Welcome to the Williams Translational Nanomedicine Lab.
Kidney-Targeting Nanomedicine
The Williams Lab designs and tests novel, safe, and biocompatible polymeric mesoscale nanoparticles that target the kidneys. Given that the overwhelming majority of nanoparticles localize to the liver and spleen, this kidney-targeting behavior is unique, enabling a wide range of therapeutic possibilities. As treatment options for acute kidney injury and chronic kidney disease are currently limited, the Williams Lab is exploring these nanoparticles as a platform for the treatment of such ailments. We are working with nephrologists and kidney disease biologists at Stony Brook and across the country to improve renal health.

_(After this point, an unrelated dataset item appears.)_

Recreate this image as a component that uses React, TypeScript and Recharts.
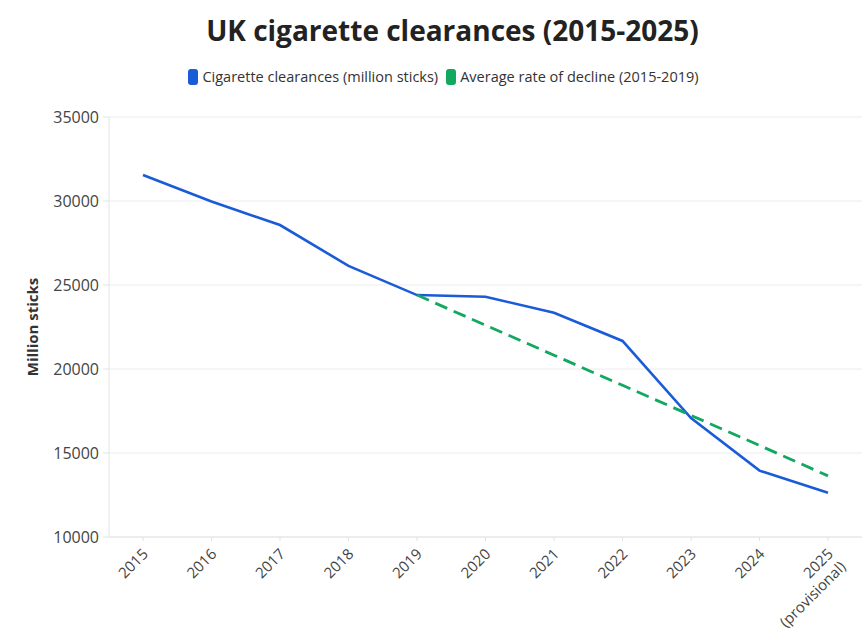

We aim to develop targeted therapeutic versions of various biologic and small molecule targets to the site of acute and chronic renal diseases. This involves enhancing renal targeting through novel particle design and in vitro evaluation. Particle safety, pharmacology, and therapeutic efficacy are investigated in established rodent models of renal diseases. Ex vivo and in vivo imaging and endpoint evaluations complement and inform novel therapeutic targets and efficacy studies. We aim to bring these translational therapeutics to the clinic to improve patient outcomes.
Diagnostic Nanomedicine
The Williams Lab engineers and optimizes rationally-designed, biocompatible nanosensor to improve diagnostics in cancer and other inflammatory diseases. We are working to design single-walled carbon nanotube (SWCNT) sensor platforms for on-board and bedside disease diagnostics. We also use these sensors as tools to understand disease biology and to study drug pharmacology. We are working with oncologists and disease biologists to increase early detection and improve therapeutic development.
We aim to develop near-infrared fluorescent nanosensor tools that change color or intensity in the presence of cancer biomarkers, cytokines, therapeutic drugs, or other disease-relevant analytes. Fluorescent SWCNT are optimized with molecular recognition elements such as antibodies or aptamers, screened to prevent non-specific adsorption, and tested in animal serum, human samples, and in mouse and rat models of disease. We aim to bring these diagnostic sensors to the clinic for cancer or chronic inflammatory disease, as tools to monitor therapeutic efficacy, and to other scientists to monitor the role of cytokines in disease.